* _Instruction_: Write out the opening lines of the data word for word, up to and including the line with "from matplotlib.lines import Line2D", and leave every picture and every later line out.

====== Dataset excerpt ======

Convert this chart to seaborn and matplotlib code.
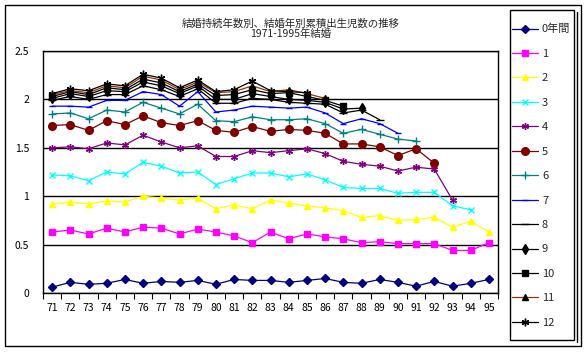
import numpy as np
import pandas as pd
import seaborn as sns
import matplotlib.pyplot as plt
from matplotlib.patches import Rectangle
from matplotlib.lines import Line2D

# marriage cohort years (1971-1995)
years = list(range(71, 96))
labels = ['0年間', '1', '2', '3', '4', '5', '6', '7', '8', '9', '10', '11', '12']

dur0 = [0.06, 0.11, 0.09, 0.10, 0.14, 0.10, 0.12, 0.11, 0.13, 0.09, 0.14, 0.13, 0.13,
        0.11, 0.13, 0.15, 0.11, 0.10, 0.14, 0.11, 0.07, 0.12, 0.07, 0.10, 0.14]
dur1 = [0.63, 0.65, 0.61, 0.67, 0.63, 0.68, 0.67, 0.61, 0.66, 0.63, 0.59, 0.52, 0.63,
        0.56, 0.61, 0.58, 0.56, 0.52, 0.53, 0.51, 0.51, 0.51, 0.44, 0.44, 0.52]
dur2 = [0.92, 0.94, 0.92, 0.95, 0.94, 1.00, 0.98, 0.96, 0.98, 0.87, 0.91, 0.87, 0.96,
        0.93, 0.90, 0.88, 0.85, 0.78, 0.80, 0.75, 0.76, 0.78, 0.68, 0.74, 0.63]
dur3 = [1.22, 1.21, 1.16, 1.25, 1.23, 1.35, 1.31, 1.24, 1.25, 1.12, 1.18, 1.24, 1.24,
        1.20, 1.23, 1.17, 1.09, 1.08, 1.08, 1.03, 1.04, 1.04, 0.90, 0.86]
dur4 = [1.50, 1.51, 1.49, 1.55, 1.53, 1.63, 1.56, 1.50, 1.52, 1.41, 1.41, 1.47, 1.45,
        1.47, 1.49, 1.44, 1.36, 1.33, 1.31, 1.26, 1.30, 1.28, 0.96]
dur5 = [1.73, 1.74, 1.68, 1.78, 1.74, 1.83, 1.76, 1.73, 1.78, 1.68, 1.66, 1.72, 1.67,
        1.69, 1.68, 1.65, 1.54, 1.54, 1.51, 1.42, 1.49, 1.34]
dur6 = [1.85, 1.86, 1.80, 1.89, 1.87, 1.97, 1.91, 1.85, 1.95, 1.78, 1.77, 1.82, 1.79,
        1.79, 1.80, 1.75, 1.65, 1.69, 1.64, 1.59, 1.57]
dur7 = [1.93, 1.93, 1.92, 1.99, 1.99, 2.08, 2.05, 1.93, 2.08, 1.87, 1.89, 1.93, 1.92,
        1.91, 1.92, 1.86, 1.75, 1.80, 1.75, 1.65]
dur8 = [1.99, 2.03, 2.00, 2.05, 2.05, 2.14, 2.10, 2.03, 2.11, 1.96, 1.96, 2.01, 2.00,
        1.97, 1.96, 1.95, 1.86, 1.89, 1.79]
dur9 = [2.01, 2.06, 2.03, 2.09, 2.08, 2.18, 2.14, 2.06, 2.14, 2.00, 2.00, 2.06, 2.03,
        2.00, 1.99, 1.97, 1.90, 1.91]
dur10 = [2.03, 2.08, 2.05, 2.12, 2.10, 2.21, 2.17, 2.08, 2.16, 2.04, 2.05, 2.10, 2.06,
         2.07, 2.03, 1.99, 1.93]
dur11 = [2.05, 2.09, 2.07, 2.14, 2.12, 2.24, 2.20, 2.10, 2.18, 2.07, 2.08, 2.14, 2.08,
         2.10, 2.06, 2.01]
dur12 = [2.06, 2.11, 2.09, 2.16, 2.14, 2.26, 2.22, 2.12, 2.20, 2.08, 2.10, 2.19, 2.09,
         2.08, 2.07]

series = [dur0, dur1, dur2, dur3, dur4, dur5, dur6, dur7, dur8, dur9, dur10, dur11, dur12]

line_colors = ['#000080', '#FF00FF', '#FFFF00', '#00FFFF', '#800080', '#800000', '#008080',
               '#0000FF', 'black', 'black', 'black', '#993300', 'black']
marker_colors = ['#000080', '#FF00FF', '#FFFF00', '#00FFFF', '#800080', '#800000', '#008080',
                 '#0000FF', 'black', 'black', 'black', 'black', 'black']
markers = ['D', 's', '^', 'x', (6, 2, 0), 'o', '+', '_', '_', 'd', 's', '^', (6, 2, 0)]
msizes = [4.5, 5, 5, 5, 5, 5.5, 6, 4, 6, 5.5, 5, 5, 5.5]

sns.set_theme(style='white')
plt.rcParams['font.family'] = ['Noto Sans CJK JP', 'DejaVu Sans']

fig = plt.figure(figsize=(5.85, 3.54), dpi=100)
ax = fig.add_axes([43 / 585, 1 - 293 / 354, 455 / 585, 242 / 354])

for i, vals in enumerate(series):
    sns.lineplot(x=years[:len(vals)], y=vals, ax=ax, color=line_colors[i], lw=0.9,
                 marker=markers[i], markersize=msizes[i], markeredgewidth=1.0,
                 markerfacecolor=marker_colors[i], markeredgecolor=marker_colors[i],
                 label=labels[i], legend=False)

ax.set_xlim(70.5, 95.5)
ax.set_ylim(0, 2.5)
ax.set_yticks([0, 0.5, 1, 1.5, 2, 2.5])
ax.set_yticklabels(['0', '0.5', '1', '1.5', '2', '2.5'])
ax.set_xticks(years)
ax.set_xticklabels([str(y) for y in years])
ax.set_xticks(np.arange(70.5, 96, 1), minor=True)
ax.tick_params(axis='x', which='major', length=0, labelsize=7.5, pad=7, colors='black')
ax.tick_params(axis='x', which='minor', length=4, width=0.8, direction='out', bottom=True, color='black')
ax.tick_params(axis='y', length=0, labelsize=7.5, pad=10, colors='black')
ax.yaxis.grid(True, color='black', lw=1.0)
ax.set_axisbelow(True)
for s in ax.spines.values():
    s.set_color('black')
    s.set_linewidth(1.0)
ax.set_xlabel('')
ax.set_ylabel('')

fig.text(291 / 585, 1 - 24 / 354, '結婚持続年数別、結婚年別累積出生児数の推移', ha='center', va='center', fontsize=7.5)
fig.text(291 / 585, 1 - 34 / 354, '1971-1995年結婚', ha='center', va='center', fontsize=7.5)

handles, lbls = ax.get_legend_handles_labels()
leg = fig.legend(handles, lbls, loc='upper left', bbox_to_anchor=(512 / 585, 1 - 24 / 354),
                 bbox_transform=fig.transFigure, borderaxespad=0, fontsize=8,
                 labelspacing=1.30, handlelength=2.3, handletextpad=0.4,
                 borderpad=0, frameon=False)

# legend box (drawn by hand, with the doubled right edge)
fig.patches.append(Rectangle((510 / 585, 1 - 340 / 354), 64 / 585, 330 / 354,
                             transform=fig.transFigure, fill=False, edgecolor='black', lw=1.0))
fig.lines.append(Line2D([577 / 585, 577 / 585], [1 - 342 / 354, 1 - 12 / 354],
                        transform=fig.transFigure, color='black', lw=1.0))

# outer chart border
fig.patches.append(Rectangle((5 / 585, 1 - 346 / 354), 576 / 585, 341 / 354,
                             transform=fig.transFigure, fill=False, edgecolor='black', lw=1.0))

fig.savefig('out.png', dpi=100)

======

* _Full response_:
Convert this chart to seaborn and matplotlib code.
import numpy as np
import pandas as pd
import seaborn as sns
import matplotlib.pyplot as plt
from matplotlib.patches import Rectangle
from matplotlib.lines import Line2D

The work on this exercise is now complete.